After a couple of hours of not being quite as impressed as we hoped we jumped in the car and headed for home.  Along the way we were passed by bike after bike and Dave's temporarily ceased muttering returned.  Then we reached the Blue Mountains and drove into what was essentially a vertical flood.

"Oh shut up," muttered Dave when I raised an amused eyebrow.

When my correspondent and I were younger we shared a house where we partied hard, drank deep and stayed up so late that it wasn't worth going to bed before getting ready for work.  We decided to revisit those glory days and indeed we did until 10.30pm when all three of us decided we needed to go to bed.  The next day my correspondent introduced me to a selection of rubber snakes.

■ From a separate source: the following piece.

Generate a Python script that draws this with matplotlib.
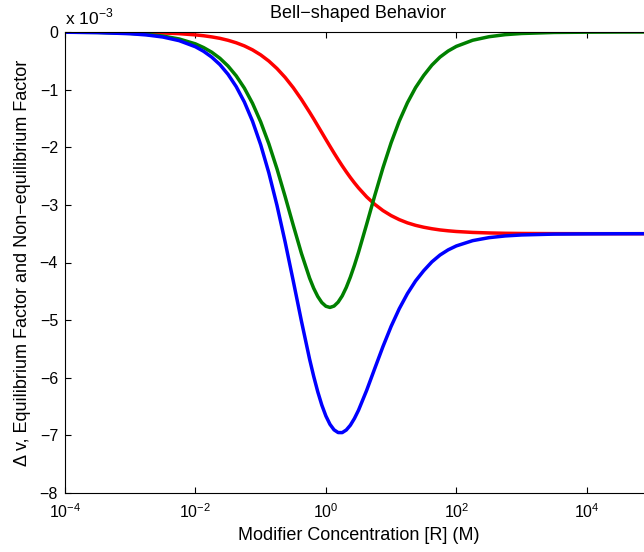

Two of the aforementioned rubber snakes

I am not the person who can criticise a fetish but this seemed a little odd until she explained that they were there to scare the lyre birds away from her garden.  I don't know if they were having any effect on the lyre birds but they were confusing the crap out of the kookaburras who kept trying to kill them.  Fortunately they were a little too big to eat.

With my time coming to an end and no sign of a let up in the rain my correspondent showed off her garden.  I wasn't particularly crazy about this because well, rain.  My correspondent however would work in her garden if it was raining concrete so I smiled and took photos of some rather damp plants.

Damp plant #1

Damp plant #2


And so on

All good things must come to an end.  At least that's how I worded it to my correspondent who had unexpectedly produced some nylon cord and duct tape.  Finally she agreed to drive me to the train station.  Which was very kind of her or at least it would have been if the trains had been running.